Est-il donc besoin de dire avec quel religieux respect doit être traitée la plus noble de toutes les semences, celle qui porte en elle l’espérance de la vie humaine ? Ce que portent en eux-mêmes les hommes et les femmes, c’est tout ce qui permet la perpétuation de la race humaine, la conception de nouvelles personnes, c’est l’éminente aptitude de coopérer à la création et, dans l’espérance du sacrement de baptême, d’offrir à Dieu de nouveaux enfants régénérés par son Sang.

Attardons-nous encore un instant sur l’incomparable grandeur de cet ordre que Dieu a voulu, qui n’a pas été remis en cause par le péché originel, et qui élève l’homme et la femme, dans l’institution du mariage, à devenir les  coopérateurs de Dieu dans son art créateur ! Qui prend conscience de cette dignité ne peut que magnifier la munificence divine envers ses créatures humaines et découvrir en même temps avec quel respect il doit considérer cette prérogative.

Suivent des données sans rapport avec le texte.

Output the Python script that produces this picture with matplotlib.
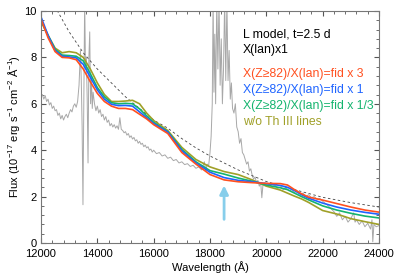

C’est de cette hauteur qu’il faut maintenant considérer la sévérité avec laquelle Dieu punit le péché d’Onan qui se retirait et se souillait en répandant sa semence à terre. En se conduisant de la sorte, Onan dispersait dans la boue la plus précieuse de toutes les semences, celle qui fait les hommes. Il gaspillait ce trésor contenu dans ses reins, et la déversait à terre comme si c’eût été de l’eau sale. Il manifestait en cela tout l’aveuglement de son cœur, sa méconnaissance coupable du don de la vie. Son refus de donner à la femme de son frère, qui était veuve, des enfants, alors que la loi juive du lévirat le lui imposait, exprimait sa désobéissance et son égoïsme. Il traitait comme rien, comme un excrément, cette puissance de vie que Dieu a remise aux hommes.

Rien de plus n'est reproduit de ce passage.